Outcome, Benefit and Learnings
The outcome of this project was to successfully leverage big data (high-resolution data) to effectively and efficiently improve fixed-rate and adaptive ramp metering performance in Arizona. This outcome was largely achieved by developing tools to identify performance quickly and easily according to several metrics. With this increase in available information, ADOT can evaluate the impacts of changes made to ramp meters, and iteratively tune the meters to their best performance with minimal manpower.The benefits this project brings include not only better freeway performance for the public, but it balances the ramp performance to better meet the needs of local agencies.

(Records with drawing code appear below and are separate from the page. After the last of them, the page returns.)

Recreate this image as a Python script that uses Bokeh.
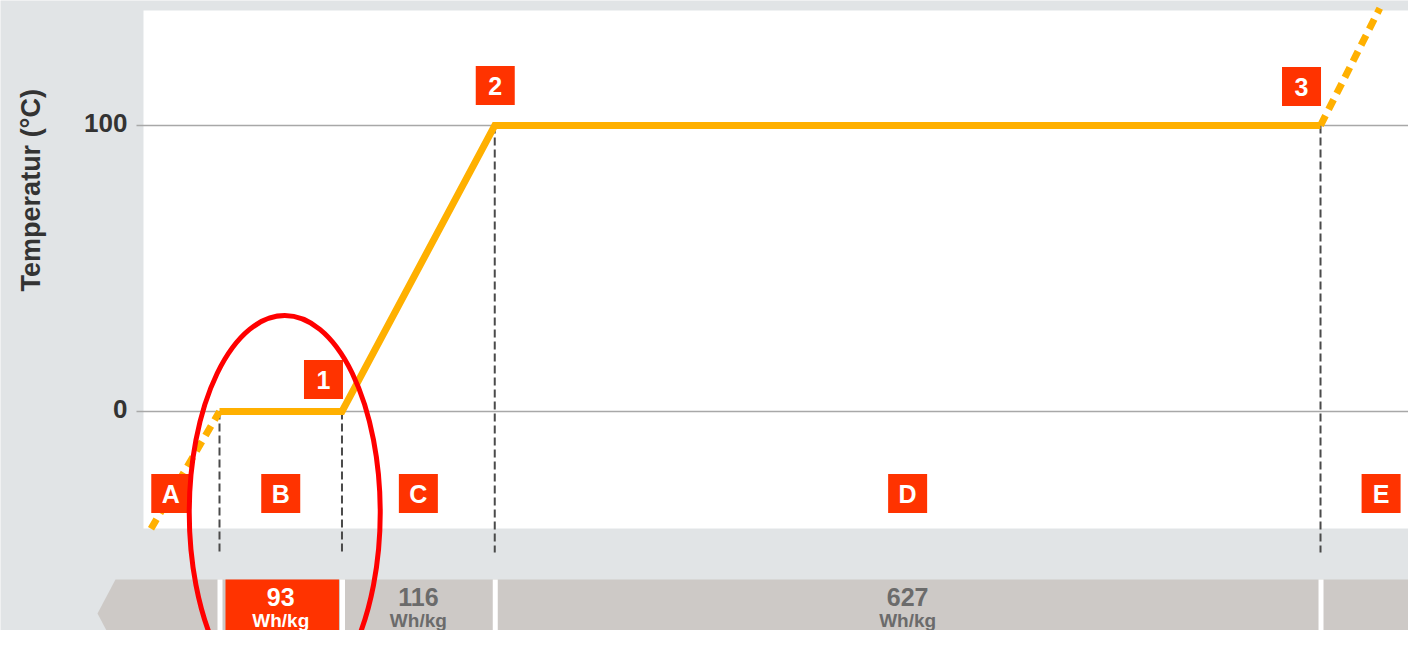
import numpy as np
from bokeh.plotting import figure
from bokeh.models import Range1d
from bokeh.core.properties import value
from bokeh.embed import file_html
from bokeh.resources import INLINE

# ---------------- data ----------------
phases = ["A", "B", "C", "D", "E"]
points = ["1", "2", "3"]
phase_energy = [93, 116, 627]          # Wh/kg for phases B, C, D
energy_unit = "Wh/kg"
melt_temp = 0
boil_temp = 100
y_ticks = [0, 100]
ice_start = [-52, -41]                 # energy, temperature where the dotted ice line starts
steam_end = [881, 141]                 # energy, temperature where the dotted steam line ends
label_a_energy = -37
label_e_energy = 882
y_title = "Temperatur  (°C)"

# ---------------- layout constants (pixels) ----------------
W, H = 1408, 630
X0, PX_E = 219, 1.317     # canvas x of 0 Wh/kg, px per Wh/kg
Y0, PX_T = 411, 2.86      # canvas y of 0 °C, px per °C

FONT = value("Liberation Sans")
BG = "#e1e4e6"
ORANGE = "#ffb000"
RED = "#ff3300"
BAR = "#cdc9c6"
DARK = "#333333"
GREYTXT = "#6b6b6b"


def e_at(cx):
    return (cx - X0) / PX_E


def t_at(cy):
    return (Y0 - cy) / PX_T


p = figure(width=W, height=H, output_backend="svg", toolbar_location=None,
           x_range=Range1d(e_at(0), e_at(W)),
           y_range=Range1d(t_at(H), t_at(0)),
           x_axis_location=None, y_axis_location=None,
           min_border=0, min_border_left=0, min_border_right=0,
           min_border_top=0, min_border_bottom=0,
           background_fill_color=BG, border_fill_color=BG,
           outline_line_color=None)
p.grid.visible = False
p.extra_x_ranges = {"cx": Range1d(0, W)}
p.extra_y_ranges = {"cy": Range1d(H, 0)}

# white plotting area
p.quad(left=[143], right=[W + 10], top=[10], bottom=[528],
       x_range_name="cx", y_range_name="cy",
       fill_color="white", line_color=None)

# horizontal grid lines and tick labels at the y ticks
p.segment(x0=[e_at(136)] * len(y_ticks), y0=y_ticks,
          x1=[e_at(W + 10)] * len(y_ticks), y1=y_ticks,
          line_color="#a8a8a8", line_width=1.5)
p.text([e_at(127)] * len(y_ticks), y_ticks, text=[str(t) for t in y_ticks],
       text_color=DARK, text_font=FONT, text_font_style="bold",
       text_font_size="26px", text_align="right", text_baseline="middle",
       y_offset=-3)

# y-axis title
p.text([30], [186], x_range_name="cx", y_range_name="cy", text=[y_title],
       angle=np.pi / 2, text_color=DARK, text_font=FONT, text_font_style="bold",
       text_font_size="27px", text_align="center", text_baseline="middle")

# curve
bounds = np.concatenate([[0], np.cumsum(phase_energy)])
curve_t = [melt_temp, melt_temp, boil_temp, boil_temp]

# dashed phase boundaries
p.segment(x0=bounds, y0=curve_t, x1=bounds, y1=[t_at(552)] * len(bounds),
          line_color="#4a4a4a", line_width=2, line_dash="8 4")

p.line([ice_start[0], bounds[0]], [ice_start[1], melt_temp],
       line_color=ORANGE, line_width=7, line_dash="11 7")
p.line([bounds[-1], steam_end[0]], [boil_temp, steam_end[1]],
       line_color=ORANGE, line_width=7, line_dash="11 7")
p.line(bounds, curve_t, line_color=ORANGE, line_width=7, line_join="miter")

# numbered point boxes
offs = [(-18.5, -32), (0.5, -40), (-19, -39)]
bx = [bounds[i + 1] + dx / PX_E for i, (dx, dy) in enumerate(offs)]
by = [curve_t[i + 1] - dy / PX_T for i, (dx, dy) in enumerate(offs)]
p.scatter(bx, by, marker="square", size=39, fill_color=RED, line_color=None)
p.text(bx, by, text=points, text_color="white", text_font=FONT,
       text_font_style="bold", text_font_size="25px",
       text_align="center", text_baseline="middle")

# phase letter boxes
mids = list((bounds[:-1] + bounds[1:]) / 2)
lx = [label_a_energy] + mids + [label_e_energy]
ly = [493] * len(phases)
p.scatter(lx, ly, y_range_name="cy", marker="square", size=39,
          fill_color=RED, line_color=None)
p.text(lx, ly, y_range_name="cy", text=phases, text_color="white",
       text_font=FONT, text_font_style="bold", text_font_size="25px",
       text_align="center", text_baseline="middle")

# bottom energy bar (arrow-shaped start)
p.patch([e_at(97), e_at(115), e_at(W + 20), e_at(W + 20), e_at(115)],
        [613, 579, 579, 647, 647], y_range_name="cy",
        fill_color=BAR, line_color=None)
p.segment(x0=bounds + 0.5 / PX_E, y0=[579] * len(bounds), x1=bounds + 0.5 / PX_E,
          y1=[H + 10] * len(bounds), y_range_name="cy",
          line_color="white", line_width=5)
p.quad(left=[bounds[0] + 6 / PX_E], right=[bounds[1] - 3 / PX_E], top=[579], bottom=[H + 10],
       y_range_name="cy", fill_color=RED, line_color=None)
val_colors = ["white"] + [GREYTXT] * (len(phase_energy) - 1)
p.text(mids, [596] * len(mids), y_range_name="cy", text=[str(v) for v in phase_energy],
       text_color=val_colors, text_font=FONT, text_font_style="bold",
       text_font_size="25px", text_align="center", text_baseline="middle")
p.text(mids, [620] * len(mids), y_range_name="cy", text=[energy_unit] * len(mids),
       text_color=val_colors, text_font=FONT, text_font_style="bold",
       text_font_size="19px", text_align="center", text_baseline="middle")

# red highlight ellipse around phase B
p.ellipse(x=[mids[0] + 4 / PX_E], y=[512], y_range_name="cy",
          width=191, height=394, width_units="screen", height_units="screen",
          fill_color=None, line_color="#ff0000", line_width=5)

open("out.html", "w").write(file_html(p, INLINE))
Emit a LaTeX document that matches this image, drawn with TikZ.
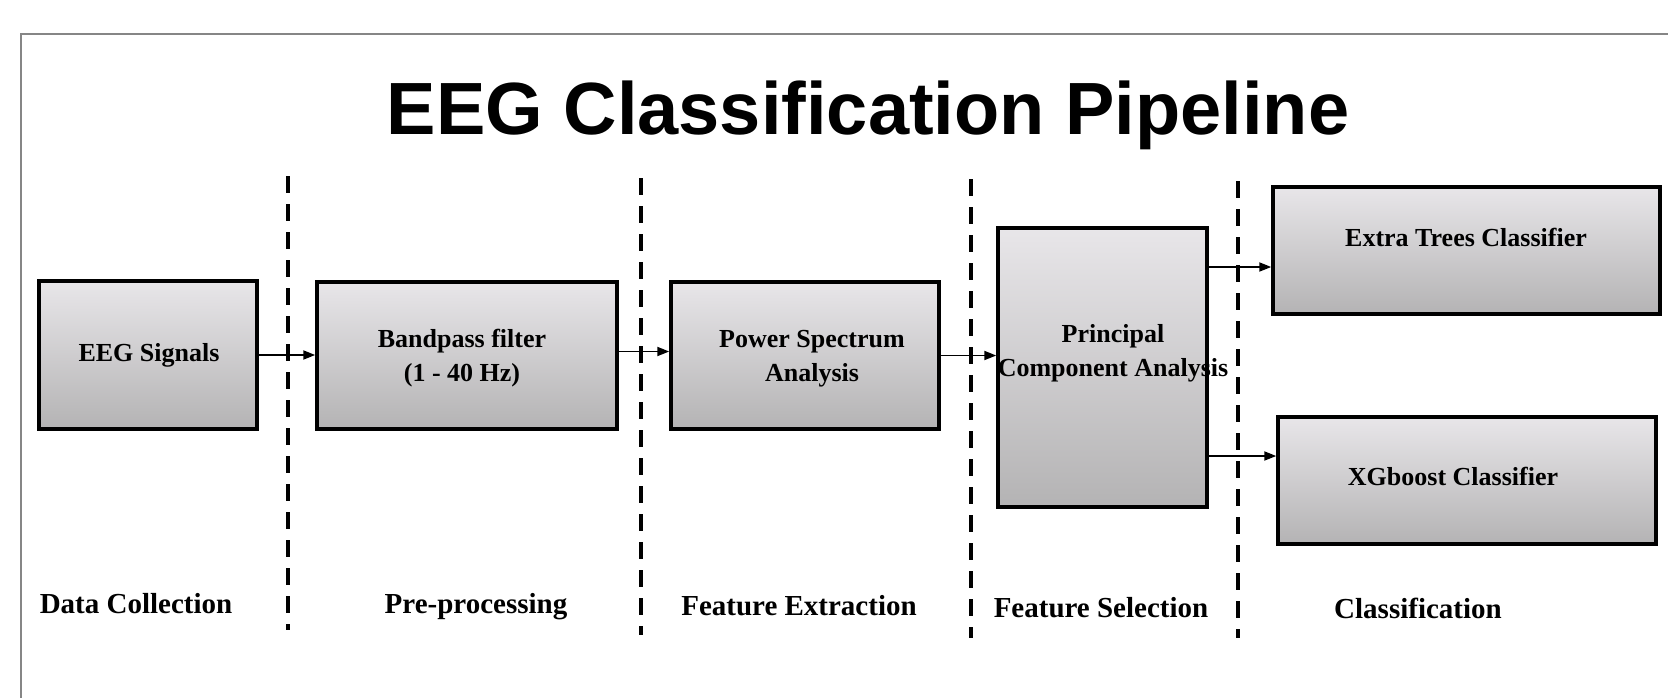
\documentclass[tikz,border=0pt]{standalone}
\usepackage{fontspec}
\setmainfont{Liberation Serif}
\newfontfamily\titlefont{Liberation Sans}
\usetikzlibrary{arrows.meta,calc}
\definecolor{gtop}{HTML}{E8E6E9}
\definecolor{gmid}{HTML}{DDDBDD}
\definecolor{gbot}{HTML}{B4B3B4}
\definecolor{framegray}{HTML}{868686}
\begin{document}
\begin{tikzpicture}[x=1pt,y=-1pt,
  stagebox/.style={draw=black,line width=3.5pt,rectangle,inner sep=0pt,
    top color=gtop,middle color=gmid,bottom color=gbot},
  boxtext/.style={font=\fontsize{26}{34}\selectfont\bfseries,align=center,inner sep=0pt,anchor=base},
  stagelabel/.style={font=\fontsize{29}{34}\selectfont\bfseries,inner sep=0pt,anchor=base},
  divider/.style={line width=3.5pt,dash pattern=on 17pt off 11pt},
  arr/.style={line width=1.8pt,-{Triangle[length=12pt,width=9pt]}}]
\useasboundingbox (0,0) rectangle (1668,698);
\fill[white] (0,0) rectangle (1668,698);
% frame
\draw[framegray,line width=2.2pt] (21,698) -- (21,34) -- (1668,34);
% title
\node[font=\titlefont\fontsize{74}{80}\selectfont\bfseries,inner sep=0pt,anchor=base] (title) at (868,135) {EEG Classification Pipeline};
% dividers
\draw[divider] (288,176) -- (288,630);
\draw[divider] (641,178) -- (641,635);
\draw[divider] (971,179) -- (971,638);
\draw[divider] (1238,181) -- (1238,638);
% boxes
\node[stagebox,minimum width=218pt,minimum height=148pt] (eeg) at (148,355) {};
\node[stagebox,minimum width=300pt,minimum height=147pt] (bp) at (467,355.5) {};
\node[stagebox,minimum width=268pt,minimum height=147pt] (pw) at (805,355.5) {};
\node[stagebox,minimum width=209pt,minimum height=279pt] (pca) at (1102.5,367.5) {};
\node[stagebox,minimum width=387pt,minimum height=127pt] (ex) at (1466.5,250.5) {};
\node[stagebox,minimum width=378pt,minimum height=127pt] (xg) at (1467,480.5) {};
% box texts (base anchor = baseline of last line)
\node[boxtext] (eegt) at (149,361) {EEG Signals};
\node[boxtext] (bpt) at (462,381) {Bandpass filter\\(1 - 40 Hz)};
\node[boxtext] (pwt) at (812,381) {Power Spectrum\\Analysis};
\node[boxtext] (pcat) at (1113,376) {Principal\\Component Analysis};
\node[boxtext] (ext) at (1466,246) {Extra Trees Classifier};
\node[boxtext] (xgt) at (1453,485) {XGboost Classifier};
% arrows
\draw[arr] (eeg.east) -- (eeg.east -| bp.west);
\draw[arr] ([yshift=4pt]bp.east) -- ([yshift=4pt]bp.east -| pw.west);
\draw[arr] (pw.east) -- (pw.east -| pca.west);
\draw[arr] ([yshift=100.5pt]pca.east) -- ([yshift=100.5pt]pca.east -| ex.west);
\draw[arr] ([yshift=-88.5pt]pca.east) -- ([yshift=-88.5pt]pca.east -| xg.west);
% stage labels
\node[stagelabel] (l1) at (136,613) {Data Collection};
\node[stagelabel] (l2) at (476,613) {Pre-processing};
\node[stagelabel] (l3) at (799,615) {Feature Extraction};
\node[stagelabel] (l4) at (1101,617) {Feature Selection};
\node[stagelabel] (l5) at (1418,618) {Classification};
\end{tikzpicture}
\end{document}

Using the SMART tool, a small case study including seven ramps was performed for the rollout of the MaxFlow algorithm along the West-Bound I-10 in Phoenix in June of 2021. After the metering strategy changed, ADOT calculated a savings of over $800,000 in delay costs annually. The costs were estimated with the value of an hour of delay being the average wage for Phoenix which was $24.29 per hour, as reported by the Bureau of Labor Statistics (U.S. Bureau of Labor Statistics, 2018). Furthermore, the impact on ramps was only a 16-minute increase in daily queue durations, minimizing impacts on local streets. An added benefit is time savings for ADOT engineers and learning for all involved. For example, the small ramp study on I-10 mentioned in previous paragraph was performed with the SMART tool in approximately half an hour. Additionally, the time it takes to evaluate five ramp meters along a corridor has been reduced from eight hours to ten minutes. This type of analysis was previously performed manually in Excel and by watching traffic cameras, but now it can be performed with just a few clicks. In this case, it would have taken an ADOT traffic engineer 400 hours to evaluate all 250+ ramps statewide. Now this effort has been significantly reduced to 8.33 hours.
While traditional traffic data such as speeds and volumes have a long history of use at DOTs, event-based data is relatively new and less commonly used. Understanding the limitations of discrete data in a world of averaged data was crucial for meaningful results. This module also opens the door for other similar types of analyses such as realtime monitoring and historical event analysis for meter status or detector errors.